Are you ready for heaven? Are you prepared? Or did you stop at the part where you accepted the invitation but didn’t actually plan to change your life enough to come to the banquet?
At the moment of the birth of my first son, I became a mother. But I also had to take the past 20 years to figure out what it actually meant and learn how to do it. Perhaps there was more I could have done to prepare myself before I was actually holding my son in my arms.
At the moment you accepted Jesus, you were saved. But wouldn't it make sense to spend every moment since then figuring out what how to actually live that out? Because one day, you will meet God face to face. We may not have purgatory, but, according to 1 Corinthians, there might be a little fire in heaven too. Let's take a look:
1 Corinthians 3:10-15:
According to the grace of God given to me, like a skilled master builder I laid a foundation, and someone else is building on it. Each builder must choose with care how to build on it. For no one can lay any foundation other than the one that has been laid; that foundation is Jesus Christ.
In the letter to 1 Corinthians, Paul makes clear the foundation for all of us is Jesus Christ. But look what he says next:
Now if anyone builds on the foundation with gold, silver, precious stones, wood, hay, straw— the work of each builder will become visible, for the Day will disclose it,
You have this foundation in Jesus Christ. But you are the one building on it. What you build in your life, that’s up to you, isn’t it? What materials you use, what choices you make, how hard you work, that’s on you, that’s the builders’ job to decide. But on the Day, Paul writes, everything you have built, it will be disclosed. On the day when you stand before God, you’ll have to walk in with the life you have built and hold it up before God. So what do you want the life you have built to look like? Paul goes on:
because it will be revealed with fire, and the fire will test what sort of work each has done.

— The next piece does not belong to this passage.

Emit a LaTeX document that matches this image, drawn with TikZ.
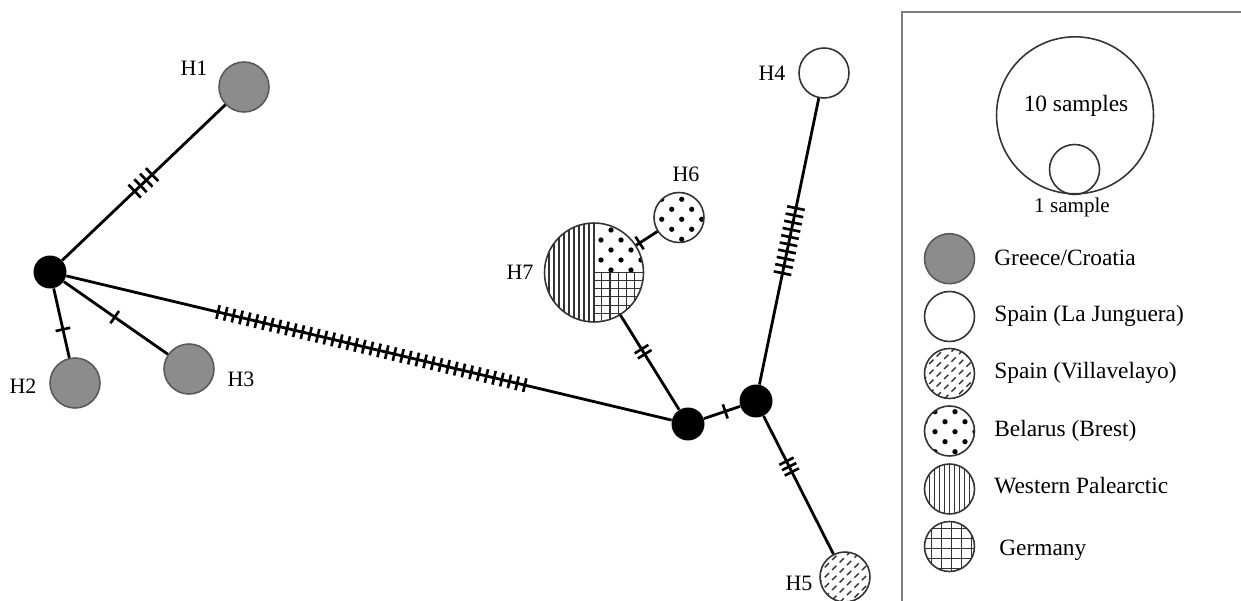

Paul says it will be tested with fire. Fire in the Bible does carry a tone of judgment or purification. It's also is indicative of God’s presence. The presence of God takes stock of the life you have built and:
If what has been built on the foundation survives, the builder will receive a reward. If the work is burned, the builder will suffer loss; the builder will be saved, but only as through fire.

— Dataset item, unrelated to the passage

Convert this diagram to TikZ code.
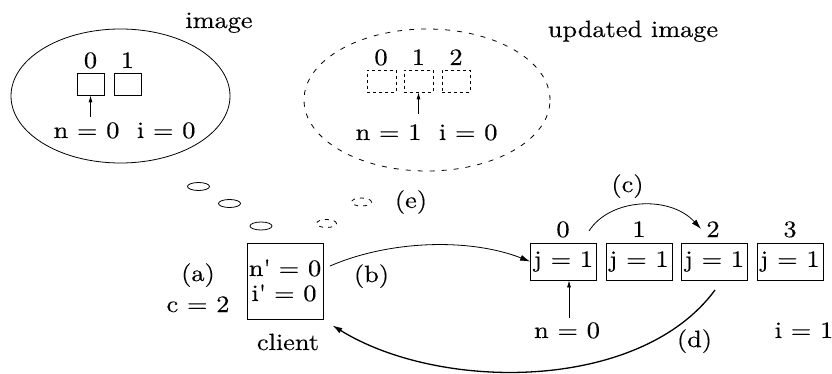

Read this verse carefully. What the builder has made is tried by the fire. If it was built with the right materials, with things that last, the builder receives a reward. If it all burns to the ground, the builder has lost everything they built. BUT, even if everything burns, it says “the builder will be saved.” You had to walk to the fire, but you are still saved. Why? Because the foundation is still there.
No matter what you build in this life, the foundation of Jesus Christ is enough to save you.
You’ll be a little toasty, but you made it into heaven. You can spend your life building things that matter only to you, and Jesus will still be enough to save you, in the end.
But what if you built your life around becoming who God is calling you to be?
What if you worked to help the world be a little more like what God is calling it to be?
What life will you want to carry with you before God, in the end?
It’s not just about knowing what it takes to get to heaven.
It’s about working now to get ready for an eternity in the presence of God.